[BEGIN]

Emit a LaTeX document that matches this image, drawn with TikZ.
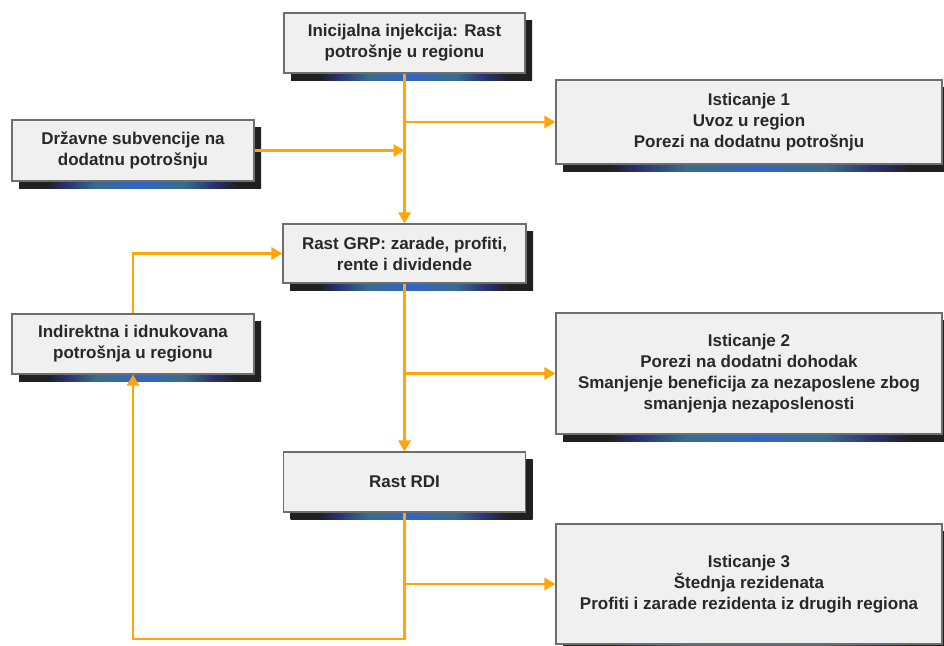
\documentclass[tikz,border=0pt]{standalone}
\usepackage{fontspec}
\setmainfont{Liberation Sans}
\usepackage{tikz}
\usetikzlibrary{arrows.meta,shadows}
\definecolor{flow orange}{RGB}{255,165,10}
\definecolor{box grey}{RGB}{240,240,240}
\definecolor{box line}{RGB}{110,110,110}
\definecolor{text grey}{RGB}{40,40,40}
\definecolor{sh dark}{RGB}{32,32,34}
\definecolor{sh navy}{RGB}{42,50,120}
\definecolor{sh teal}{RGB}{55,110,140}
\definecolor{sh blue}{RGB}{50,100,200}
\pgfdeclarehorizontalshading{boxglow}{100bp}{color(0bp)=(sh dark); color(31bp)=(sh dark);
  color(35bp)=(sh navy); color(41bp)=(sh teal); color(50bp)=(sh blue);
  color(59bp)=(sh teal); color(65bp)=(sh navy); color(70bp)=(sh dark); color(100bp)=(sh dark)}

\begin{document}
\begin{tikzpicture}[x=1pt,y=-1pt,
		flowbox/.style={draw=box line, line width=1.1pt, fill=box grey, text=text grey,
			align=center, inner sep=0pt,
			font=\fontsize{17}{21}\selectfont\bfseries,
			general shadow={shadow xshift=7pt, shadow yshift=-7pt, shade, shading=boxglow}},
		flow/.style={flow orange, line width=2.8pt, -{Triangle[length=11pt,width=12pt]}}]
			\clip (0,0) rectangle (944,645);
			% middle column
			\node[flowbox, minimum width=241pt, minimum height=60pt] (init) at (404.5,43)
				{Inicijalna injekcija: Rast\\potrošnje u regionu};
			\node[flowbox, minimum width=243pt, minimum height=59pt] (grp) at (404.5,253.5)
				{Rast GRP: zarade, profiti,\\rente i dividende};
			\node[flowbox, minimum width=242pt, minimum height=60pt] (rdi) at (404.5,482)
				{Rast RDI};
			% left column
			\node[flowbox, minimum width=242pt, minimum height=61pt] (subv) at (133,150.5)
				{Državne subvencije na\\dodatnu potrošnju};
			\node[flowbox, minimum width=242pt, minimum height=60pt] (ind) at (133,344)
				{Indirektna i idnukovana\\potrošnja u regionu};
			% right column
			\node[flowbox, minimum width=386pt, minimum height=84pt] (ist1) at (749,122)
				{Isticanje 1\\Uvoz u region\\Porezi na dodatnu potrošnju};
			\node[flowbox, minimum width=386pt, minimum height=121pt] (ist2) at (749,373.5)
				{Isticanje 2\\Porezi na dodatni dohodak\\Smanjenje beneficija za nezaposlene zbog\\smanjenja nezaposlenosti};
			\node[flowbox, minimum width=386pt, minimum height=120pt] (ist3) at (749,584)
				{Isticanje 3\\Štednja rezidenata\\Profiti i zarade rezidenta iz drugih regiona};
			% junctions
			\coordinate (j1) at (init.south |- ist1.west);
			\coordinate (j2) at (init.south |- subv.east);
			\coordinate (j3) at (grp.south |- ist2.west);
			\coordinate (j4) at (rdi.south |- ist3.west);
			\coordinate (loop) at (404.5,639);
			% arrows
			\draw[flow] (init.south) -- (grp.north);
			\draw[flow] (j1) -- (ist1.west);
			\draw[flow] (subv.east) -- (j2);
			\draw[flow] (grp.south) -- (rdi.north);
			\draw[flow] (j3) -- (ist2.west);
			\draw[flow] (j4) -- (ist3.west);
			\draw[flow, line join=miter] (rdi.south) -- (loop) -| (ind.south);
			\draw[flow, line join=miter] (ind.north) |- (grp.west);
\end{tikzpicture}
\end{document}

[END]

Without the pictures, copy the material exactly as given.

(Answer to this problem):
Emit a LaTeX document that matches this image, drawn with TikZ.
\documentclass[tikz,border=0pt]{standalone}
\usepackage{fontspec}
\setmainfont{Liberation Sans}
\usepackage{tikz}
\usetikzlibrary{arrows.meta,shadows}
\definecolor{flow orange}{RGB}{255,165,10}
\definecolor{box grey}{RGB}{240,240,240}
\definecolor{box line}{RGB}{110,110,110}
\definecolor{text grey}{RGB}{40,40,40}
\definecolor{sh dark}{RGB}{32,32,34}
\definecolor{sh navy}{RGB}{42,50,120}
\definecolor{sh teal}{RGB}{55,110,140}
\definecolor{sh blue}{RGB}{50,100,200}
\pgfdeclarehorizontalshading{boxglow}{100bp}{color(0bp)=(sh dark); color(31bp)=(sh dark);
  color(35bp)=(sh navy); color(41bp)=(sh teal); color(50bp)=(sh blue);
  color(59bp)=(sh teal); color(65bp)=(sh navy); color(70bp)=(sh dark); color(100bp)=(sh dark)}

\begin{document}
\begin{tikzpicture}[x=1pt,y=-1pt,
		flowbox/.style={draw=box line, line width=1.1pt, fill=box grey, text=text grey,
			align=center, inner sep=0pt,
			font=\fontsize{17}{21}\selectfont\bfseries,
			general shadow={shadow xshift=7pt, shadow yshift=-7pt, shade, shading=boxglow}},
		flow/.style={flow orange, line width=2.8pt, -{Triangle[length=11pt,width=12pt]}}]
			\clip (0,0) rectangle (944,645);
			% middle column
			\node[flowbox, minimum width=241pt, minimum height=60pt] (init) at (404.5,43)
				{Inicijalna injekcija: Rast\\potrošnje u regionu};
			\node[flowbox, minimum width=243pt, minimum height=59pt] (grp) at (404.5,253.5)
				{Rast GRP: zarade, profiti,\\rente i dividende};
			\node[flowbox, minimum width=242pt, minimum height=60pt] (rdi) at (404.5,482)
				{Rast RDI};
			% left column
			\node[flowbox, minimum width=242pt, minimum height=61pt] (subv) at (133,150.5)
				{Državne subvencije na\\dodatnu potrošnju};
			\node[flowbox, minimum width=242pt, minimum height=60pt] (ind) at (133,344)
				{Indirektna i idnukovana\\potrošnja u regionu};
			% right column
			\node[flowbox, minimum width=386pt, minimum height=84pt] (ist1) at (749,122)
				{Isticanje 1\\Uvoz u region\\Porezi na dodatnu potrošnju};
			\node[flowbox, minimum width=386pt, minimum height=121pt] (ist2) at (749,373.5)
				{Isticanje 2\\Porezi na dodatni dohodak\\Smanjenje beneficija za nezaposlene zbog\\smanjenja nezaposlenosti};
			\node[flowbox, minimum width=386pt, minimum height=120pt] (ist3) at (749,584)
				{Isticanje 3\\Štednja rezidenata\\Profiti i zarade rezidenta iz drugih regiona};
			% junctions
			\coordinate (j1) at (init.south |- ist1.west);
			\coordinate (j2) at (init.south |- subv.east);
			\coordinate (j3) at (grp.south |- ist2.west);
			\coordinate (j4) at (rdi.south |- ist3.west);
			\coordinate (loop) at (404.5,639);
			% arrows
			\draw[flow] (init.south) -- (grp.north);
			\draw[flow] (j1) -- (ist1.west);
			\draw[flow] (subv.east) -- (j2);
			\draw[flow] (grp.south) -- (rdi.north);
			\draw[flow] (j3) -- (ist2.west);
			\draw[flow] (j4) -- (ist3.west);
			\draw[flow, line join=miter] (rdi.south) -- (loop) -| (ind.south);
			\draw[flow, line join=miter] (ind.north) |- (grp.west);
\end{tikzpicture}
\end{document}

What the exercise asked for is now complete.